The world needs more like that, and then they can be trained better for the nuances.
Always great to hear from you!
Regards,
Kelly
28 March 2008, 7:39 pm
I liked this post. I like life experience lessons very much. I have another example for your blog:
I drove to the city this week – downtown Montreal, merci beaucoup, home of crazy mo-fo drivers and no parking for miles. We’re talking SMACK downtown.
Country boy James (who used to be a city slicker) miraculously finds the only parking lot within miles – it’s dirty, dark, seedy…a and open.
And they’re packed. I mean, jam packed tighter than sardines and my Mazda Protege coupe is bigger than a breadbox.
“I’m from the country,” I tell the guy at the booth.
He gives me a blase look. “Go park. There.”
Um… how?
“No, seriously, I’m from the country, I have no idea what I’m doing and you have to help me,” I said. Then I laughed. “I feel like an idiot. I don’t know what I’m supposed to do. Do I pay you now? Later? Can you park for me?”
Well, that guy helped. He grinned, laughed, smirked and basically had a great time because of the white guy looking stupid. He took care of my car, told me to take as long as I liked, and gave me directions.
When I came back, he took one look at me, grinned, and said, “Hold on. I get your car for you.” He gave me more directions, laughed like a hyena when I told him that no, I couldn’t make a U turn through three lanes of city traffic, we joked together and actually spent 20 minutes chatting away. He even waved when I drove off.

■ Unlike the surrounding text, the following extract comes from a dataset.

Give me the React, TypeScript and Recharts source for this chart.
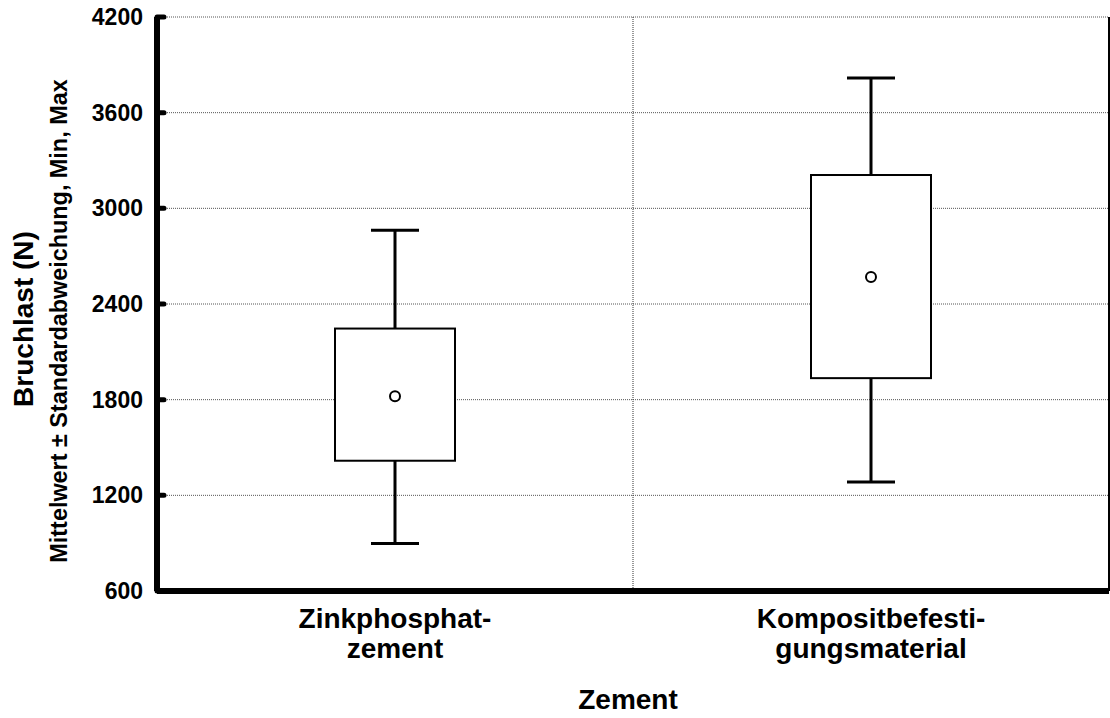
import React from 'react';
import {
  ComposedChart,
  Bar,
  XAxis,
  YAxis,
  CartesianGrid,
} from 'recharts';

const FONT = '"Liberation Sans", Arial, Helvetica, sans-serif';

// Zement groups
const categories = ['Zinkphosphatzement', 'Kompositbefestigungsmaterial'];
const labelLines = [
  ['Zinkphosphat-', 'zement'],
  ['Kompositbefesti-', 'gungsmaterial'],
];

// Bruchlast (N): mean, mean ± SD, min, max
const means = [1822, 2570];
const sdLow = [1417, 1935];
const sdHigh = [2246, 3209];
const mins = [898, 1283];
const maxs = [2862, 3817];

const yTicks = [600, 1200, 1800, 2400, 3000, 3600, 4200];

const data = categories.map((name, i) => ({
  name,
  range: [mins[i], maxs[i]],
  mean: means[i],
  lo: sdLow[i],
  hi: sdHigh[i],
  min: mins[i],
  max: maxs[i],
}));

const BoxShape = (props: any) => {
  const { x, y, width, height, payload } = props;
  const top = Math.min(y, y + height);
  const h = Math.abs(height);
  const py = (v: number) => top + ((payload.max - v) / (payload.max - payload.min)) * h;
  const cx = x + width / 2;
  const cap = width * 0.2;
  return (
    <g>
      <line x1={cx} x2={cx} y1={py(payload.max)} y2={py(payload.min)} stroke="#000" strokeWidth={3} />
      <line x1={cx - cap} x2={cx + cap} y1={py(payload.max)} y2={py(payload.max)} stroke="#000" strokeWidth={3} />
      <line x1={cx - cap} x2={cx + cap} y1={py(payload.min)} y2={py(payload.min)} stroke="#000" strokeWidth={3} />
      <rect
        x={x}
        y={py(payload.hi)}
        width={width}
        height={py(payload.lo) - py(payload.hi)}
        fill="#fff"
        stroke="#000"
        strokeWidth={2}
      />
      <circle cx={cx} cy={py(payload.mean)} r={5} fill="#fff" stroke="#000" strokeWidth={2} />
    </g>
  );
};

const CategoryTick = (props: any) => {
  const { x, y, payload } = props;
  const lines = labelLines[categories.indexOf(payload.value)] || [payload.value];
  return (
    <text x={x} y={y} textAnchor="middle" fontFamily={FONT} fontWeight="bold" fontSize={28} fill="#000">
      {lines.map((l: string, i: number) => (
        <tspan key={i} x={x} dy={i === 0 ? 37 : 30}>
          {l}
        </tspan>
      ))}
    </text>
  );
};

const YTitles = (props: any) => {
  const vb = props.viewBox || { x: 0, y: 17, width: 157, height: 574 };
  const cy = vb.y + vb.height / 2 + 15;
  return (
    <g fontFamily={FONT} fontWeight="bold" fill="#000">
      <text x={33} y={cy} textAnchor="middle" fontSize={28} transform={`rotate(-90, 33, ${cy})`}>
        Bruchlast (N)
      </text>
      <text x={67} y={cy + 2} textAnchor="middle" fontSize={23.4} transform={`rotate(-90, 67, ${cy + 2})`}>
        Mittelwert ± Standardabweichung, Min, Max
      </text>
    </g>
  );
};

const XTitle = (props: any) => {
  const vb = props.viewBox || { x: 157, y: 591, width: 952, height: 127 };
  return (
    <text
      x={vb.x + vb.width / 2 - 5}
      y={709}
      textAnchor="middle"
      fontFamily={FONT}
      fontWeight="bold"
      fontSize={28}
      fill="#000"
    >
      Zement
    </text>
  );
};

// boundary between the two category bands
const bandBoundary = ({ offset }: any) => [offset.left + offset.width / 2];

export default function App() {
  return (
    <div style={{ position: 'absolute', left: 0, top: 0, width: 1110, height: 718, background: '#fff' }}>
      <ComposedChart width={1110} height={718} data={data} margin={{ top: 17, right: 0, left: 0, bottom: 0 }}>
        <CartesianGrid vertical={false} stroke="#555" strokeDasharray="1 1" />
        <CartesianGrid
          horizontal={false}
          verticalCoordinatesGenerator={bandBoundary}
          stroke="#333"
          strokeDasharray="1 1"
        />
        <XAxis
          dataKey="name"
          type="category"
          height={127}
          axisLine={{ stroke: '#000', strokeWidth: 6 }}
          tickLine={false}
          tickSize={0}
          tickMargin={0}
          interval={0}
          tick={<CategoryTick />}
          label={<XTitle />}
        />
        <XAxis
          xAxisId="top"
          type="number"
          orientation="top"
          domain={[0, 2]}
          ticks={[1]}
          height={0}
          tick={false}
          axisLine={{ stroke: '#000', strokeWidth: 6 }}
          tickLine={{ stroke: '#000', strokeWidth: 5, strokeLinecap: 'round' }}
          tickSize={-6}
        />
        <YAxis
          type="number"
          domain={[600, 4200]}
          ticks={yTicks}
          interval={0}
          width={157}
          axisLine={{ stroke: '#000', strokeWidth: 6 }}
          tickLine={{ stroke: '#000', strokeWidth: 5, strokeLinecap: 'round' }}
          tickSize={-7}
          tickMargin={21}
          tick={{ fontFamily: FONT, fontWeight: 'bold', fontSize: 23, fill: '#000' }}
          label={<YTitles />}
        />
        <YAxis
          yAxisId="r"
          orientation="right"
          type="number"
          domain={[600, 4200]}
          ticks={yTicks}
          width={1}
          tick={false}
          axisLine={{ stroke: '#000', strokeWidth: 2 }}
          tickLine={{ stroke: '#000', strokeWidth: 5, strokeLinecap: 'round' }}
          tickSize={-4}
        />
        <Bar dataKey="range" barSize={120} shape={<BoxShape />} isAnimationActive={false} />
      </ComposedChart>
    </div>
  );
}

Now that was service, just because he made me feel like a buddy and not a fool.
28 March 2008, 7:48 pm
James,
Exactly.
Number one reason customers never come back: You make them feel like an idiot.
The worst for me: Computer stores and auto parts places. I am a very intelligent person who has owned at least one of each for my entire adult life, yet folks in those places have to tear you down to feel big.
I love your parking lot guy: making you feel big, he gets to feel big too. That’s the way it ought to work. That’s good business and good karma. It doesn’t get any better!
Your being humble about it allowed him to treat you well, too. They get jerks all day in those places.